Gammons was followed on the podium by Mastercard’s Will Judge who examined how the payments sector can contribute to the successful deployment of MaaS. In many areas digital services on smart devices are increasingly replacing plastic as the means of making payment, “this is a fundamental change and one that aligns perfectly with what the MaaS community is trying to achieve,” he said.
While half of all Americans are aware of the facility to make mobile payments, currently only 18% use this facility, “but that’s going to change over the coming years,” said Judge. “You won’t need to build the payments side of MaaS yourselves… there will be lots of solutions from lots of providers and they will be interoperable and in the hands of those who want to use MaaS services,” he assured the audience.
He identified the company’s Masterpass payment system as effectively the digital equivalent of the current Mastercard. Masterpass ‘tokenises’ the user’s details and provides a digital token that is unique to the user’s device(s) – so instead of merchants having all the details on the user’s card, they only have a token that represents that card. “This will help MaaS providers as the systems [both as tokens and contactless] will be fully interoperable and can be used for ticketing.”
This is already evident in TfL’s contactless card system (provided by Mastercard) which has already accepted payments by users from more than 90 countries.

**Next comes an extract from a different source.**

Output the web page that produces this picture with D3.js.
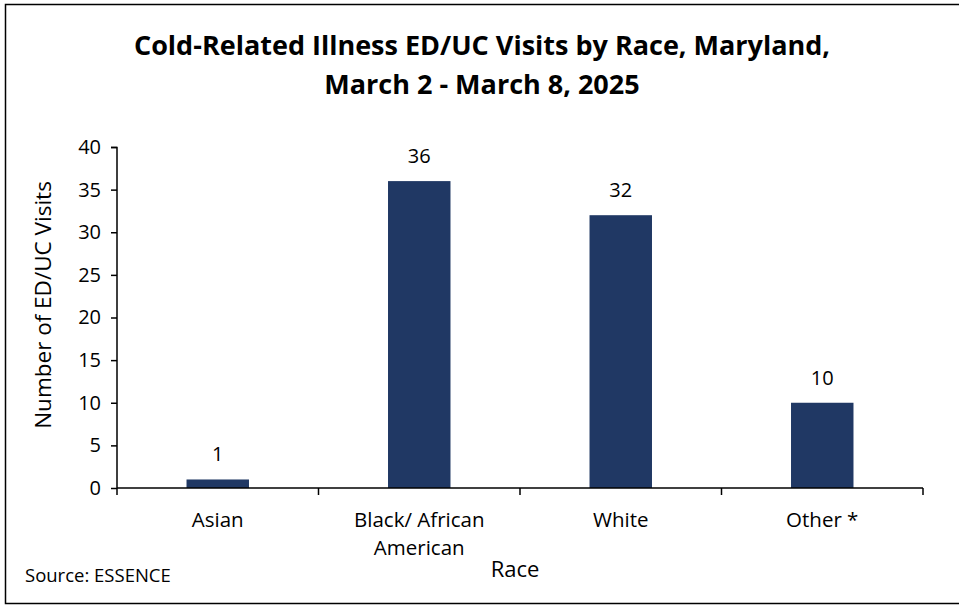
<!DOCTYPE html>
<html>
<head>
<meta charset="utf-8">
<script src="https://cdn.jsdelivr.net/npm/d3@7"></script>
<style>
  body { margin: 0; background: #fff; }
  text { font-family: "Open Sans", sans-serif; fill: #000; }
</style>
</head>
<body>
<script>
// categories and counts
var races = ['Asian', 'Black/ African American', 'White', 'Other *'];
var visits = [1, 36, 32, 10];
var yTicks = [0, 5, 10, 15, 20, 25, 30, 35, 40];
var titleLines = ['Cold-Related Illness ED/UC Visits by Race, Maryland,', 'March 2 - March 8, 2025'];

var W = 959, H = 606;
var margin = {top: 147, right: 36, bottom: 118, left: 117};
var w = W - margin.left - margin.right,
    h = H - margin.top - margin.bottom;

var svg = d3.select('body').append('svg')
    .attr('width', W)
    .attr('height', H);

// outer frame
svg.append('rect')
  .attr('x', 5.5).attr('y', 4.5)
  .attr('width', 970).attr('height', 599)
  .attr('fill', 'none')
  .attr('stroke', '#000')
  .attr('stroke-width', 1.5);

svg.selectAll('.title')
  .data(titleLines)
  .enter()
  .append('text')
  .attr('class', 'title')
  .attr('x', 482)
  .attr('y', function (d, i) { return 55 + i * 39; })
  .attr('text-anchor', 'middle')
  .attr('font-family', 'Lato, sans-serif')
  .attr('font-size', '27px')
  .attr('font-weight', 'bold')
  .text(function (d) { return d; });

var g = svg.append('g')
    .attr('transform', 'translate(' + margin.left + ',' + margin.top + ')');

var xScale = d3.scaleBand()
    .domain(races)
    .range([0, w])
    .paddingInner(0.69)
    .paddingOuter(0.345);

var yScale = d3.scaleLinear()
    .domain([0, 40])
    .range([h, 0]);

g.selectAll('rect')
  .data(visits)
  .enter()
  .append('rect')
  .attr('x', function (d, i) { return xScale(races[i]); })
  .attr('y', function (d) { return yScale(d); })
  .attr('width', xScale.bandwidth())
  .attr('height', function (d) { return h - yScale(d); })
  .attr('fill', '#203864');

g.selectAll('.val')
  .data(visits)
  .enter()
  .append('text')
  .attr('class', 'val')
  .attr('x', function (d, i) { return xScale(races[i]) + xScale.bandwidth() / 2; })
  .attr('y', function (d) { return yScale(d) - 18; })
  .attr('text-anchor', 'middle')
  .attr('font-size', '20px')
  .text(function (d) { return d; });

// y axis
var yAxis = d3.axisLeft(yScale).tickValues(yTicks).tickSize(6).tickPadding(10);
var ya = g.append('g').call(yAxis);
ya.select('.domain').attr('stroke', '#000').attr('stroke-width', 1.5)
  .attr('d', 'M-6,0.5H0V' + h);
ya.selectAll('line').attr('stroke', '#000').attr('stroke-width', 1.5);
ya.selectAll('text').attr('font-size', '20px').attr('font-family', '"Open Sans", sans-serif').attr('fill', '#000');

// x axis with ticks at category boundaries
var xa = g.append('g').attr('transform', 'translate(0,' + h + ')');
xa.append('line')
  .attr('x1', 0).attr('x2', w)
  .attr('stroke', '#000').attr('stroke-width', 1.5);
var step = w / races.length;
xa.selectAll('.tk')
  .data(d3.range(races.length + 1))
  .enter()
  .append('line')
  .attr('class', 'tk')
  .attr('x1', function (d) { return d * step; })
  .attr('x2', function (d) { return d * step; })
  .attr('y1', 0).attr('y2', 7)
  .attr('stroke', '#000').attr('stroke-width', 1.5);

var lab = xa.selectAll('.cat')
  .data(races)
  .enter()
  .append('text')
  .attr('class', 'cat')
  .attr('text-anchor', 'middle')
  .attr('font-size', '20.5px')
  .attr('x', function (d) { return xScale(d) + xScale.bandwidth() / 2; })
  .attr('y', 39);
lab.each(function (d) {
  var parts = d === 'Black/ African American' ? ['Black/ African', 'American'] : [d];
  var t = d3.select(this);
  parts.forEach(function (p, i) {
    t.append('tspan')
      .attr('x', t.attr('x'))
      .attr('dy', i === 0 ? 0 : 28)
      .text(p);
  });
});

// axis titles
svg.append('text')
  .attr('x', 515)
  .attr('y', 577)
  .attr('text-anchor', 'middle')
  .attr('font-size', '22px')
  .text('Race');

svg.append('text')
  .attr('transform', 'translate(51,305) rotate(-90)')
  .attr('text-anchor', 'middle')
  .attr('font-size', '22.5px')
  .text('Number of ED/UC Visits');

svg.append('text')
  .attr('x', 25)
  .attr('y', 582)
  .attr('font-size', '18.5px')
  .text('Source: ESSENCE');
</script>
</body>
</html>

Such systems will allow payments to be made before travel, to pay for each leg at the appropriate moment or for utility-style payments where the MaaS provider pre-purchases capacity from transport operators. Judge said the latter left the MaaS provider with sorting out payments to various transport operators which he described as, “a huge matrix problem”. A problem that, he said, can be avoided by adopting the ‘pay-as-you-go’ model.